If you want to know how we build my tiny house in a week, you can read all about it right here. A month after we build a house I moved in for 4 months. And this is what happened.
I had almost everything I needed. A little gas fridge, gas oven, bed, sink, solar powered lights, a small generator for electricity (just to charge the computer now and then), I got water from our water tank about 30m from the house, so I carried the water in buckets and worked on my skinny arms the whole summer. I showered with a fancy bucket+ a mug system or a camping shower bag.
….all that was missing was a toilet. So I build one behind the house…. in a teepee.
Now I just needed a car to be able to move around the island. My cousin had one, so we made a great deal and I exchanged it for a new bike. This was my Peugeot 205 GTI 1988.
It worked 3 out of 4 months I needed it. I wish that 1 month, would be in one piece and also not in the middle of summer. But like my local mechanic/postman said: Walking is good for you! Too bad that there is a 1,5km stone tunnel with no light between my tiny house and the first town. But if island taught me anything is to take it easy….really easy. So I tried my best to live like a local.
I cooked and baked and heated the house to 40C.
I even had a little herb garden.
And a lot of coffee.
all over the island
And a bunch of free stuff guests would leave behind.
Made some good friends
and spent time with my family
I also adopted dolphin Santiago. I just wish he would visit me more often.

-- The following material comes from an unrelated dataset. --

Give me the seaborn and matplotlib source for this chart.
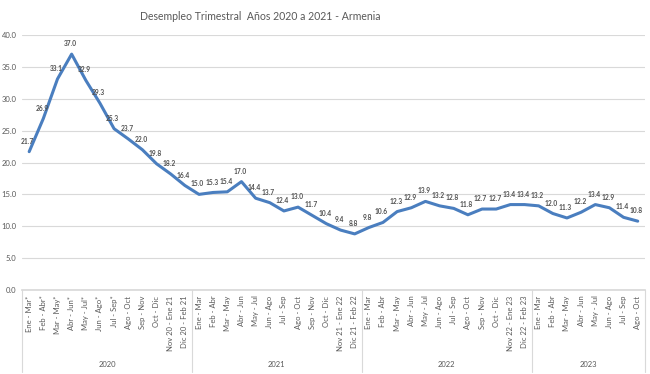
import numpy as np
import pandas as pd
import matplotlib
matplotlib.use("Agg")
import matplotlib.pyplot as plt
import matplotlib.transforms as mtransforms
import seaborn as sns

years = ["2020", "2021", "2022", "2023"]
labels_2020 = ["Ene - Mar*", "Feb - Abr*", "Mar - May*", "Abr - Jun*", "May - Jul*", "Jun - Ago*",
               "Jul - Sep*", "Ago - Oct", "Sep - Nov", "Oct - Dic", "Nov 20 - Ene 21", "Dic 20 - Feb 21"]
labels_2021 = ["Ene - Mar", "Feb - Abr", "Mar - May", "Abr - Jun", "May - Jul", "Jun - Ago",
               "Jul - Sep", "Ago - Oct", "Sep - Nov", "Oct - Dic", "Nov 21 - Ene 22", "Dic 21 - Feb 22"]
labels_2022 = ["Ene - Mar", "Feb - Abr", "Mar - May", "Abr - Jun", "May - Jul", "Jun - Ago",
               "Jul - Sep", "Ago - Oct", "Sep - Nov", "Oct - Dic", "Nov 22 - Ene 23", "Dic 22 - Feb 23"]
labels_2023 = ["Ene - Mar", "Feb - Abr", "Mar - May", "Abr - Jun", "May - Jul", "Jun - Ago",
               "Jul - Sep", "Ago - Oct"]

values_2020 = [21.7, 26.9, 33.1, 37.0, 32.9, 29.3, 25.3, 23.7, 22.0, 19.8, 18.2, 16.4]
values_2021 = [15.0, 15.3, 15.4, 17.0, 14.4, 13.7, 12.4, 13.0, 11.7, 10.4, 9.4, 8.8]
values_2022 = [9.8, 10.6, 12.3, 12.9, 13.9, 13.2, 12.8, 11.8, 12.7, 12.7, 13.4, 13.4]
values_2023 = [13.2, 12.0, 11.3, 12.2, 13.4, 12.9, 11.4, 10.8]

groups = [labels_2020, labels_2021, labels_2022, labels_2023]
vals = [values_2020, values_2021, values_2022, values_2023]
cats = sum(groups, [])
values = sum(vals, [])
df = pd.DataFrame({"pos": np.arange(len(cats)), "valor": values})

sns.set_theme(style="white")
plt.rcParams['font.family'] = ['Lato', 'DejaVu Sans']

fig = plt.figure(figsize=(6.5, 3.74), dpi=100)
ax = fig.add_axes([0.034, 0.2246, 0.958, 0.6818])

sns.lineplot(data=df, x="pos", y="valor", ax=ax, color="#4A7EBF", linewidth=2.2)

n = len(cats)
ax.set_xlim(-0.5, n - 0.5)
ax.set_ylim(0, 40)
ax.set_yticks(np.arange(0, 40.1, 5))
ax.set_yticklabels([f"{v:.1f}" for v in np.arange(0, 40.1, 5)], fontsize=5.5, color="#595959")
ax.yaxis.grid(True, color="#D9D9D9", linewidth=0.8)
ax.set_axisbelow(True)
for s in ["left", "right", "top"]:
    ax.spines[s].set_visible(False)
ax.spines["bottom"].set_color("#D9D9D9")
ax.tick_params(axis="y", length=0, pad=4)
ax.set_xticks(np.arange(n))
ax.set_xticklabels(cats, rotation=90, fontsize=5.5, color="#595959")
ax.tick_params(axis="x", length=0, pad=4)
ax.set_xlabel("")
ax.set_ylabel("")

for i, v in enumerate(values):
    ax.annotate(f"{v:.1f}", (i, v), xytext=(-1, 5), textcoords="offset points",
                ha="center", va="bottom", fontsize=4.8, color="#505050", fontweight="bold")

# group separators and year labels
trans = mtransforms.blended_transform_factory(ax.transData, ax.transAxes)
start = 0
bounds = [-0.5]
for g in groups:
    start += len(g)
    bounds.append(start - 0.5)
for b in bounds:
    ax.plot([b, b], [0, -0.32], transform=trans, color="#D9D9D9", linewidth=0.8, clip_on=False)
for k, y in enumerate(years):
    mid = (bounds[k] + bounds[k + 1]) / 2
    ax.text(mid, -0.294, y, transform=trans, ha="center", va="center", fontsize=5.5, color="#595959")

fig.text(0.40, 0.955, "Desempleo Trimestral  Años 2020 a 2021 - Armenia", ha="center", va="center",
         fontsize=7.6, color="#595959")

fig.savefig("out.png", dpi=100)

Explored this beautiful island of Hvar.
And it even rained, twice.
but the tiny house was amazing even in the rain
and rain meant I could finally fill up my water tank with rain water
What I learned
Although I was completely alone most of the time and I think everybody should try this. Be alone and be OK with it. Maybe it was a bit scary at night sometimes, since the nights are pitch black, there are a lot of noises in the woods and my doors didn´t have a lock. The only thing stopping anything from entering was a small rope that would keep my doors shut so snakes and other animals wouldn’t enter.
I was never bored, I had a beautifull beach in front of my door, so I would spend half of the day underwater. There was also enough to do around the house, trash to pick from the beaches and the sea. I had visitors I had books and I also had a lot of work on the weekends. You just need to slow down, stop stressing and live like a local. The only word you need to learn and live by is “pomalo”.
Pomalo captures the essence of the mentality and lifestyle on Croatia’s Dalmatian coast in one word. The slow, relaxed, no problem, there is always tomorrow, 2-hour coffee – attitude of Dalmatians summed up with just one word. The literal translation is – a little bit.
Example: “I have been waiting for that car to be fixed for two weeks now”…. ” Hey, pomalo”
And if you get stressed you might find one of these is the woods (not talking about me). Just don´t tell anyone.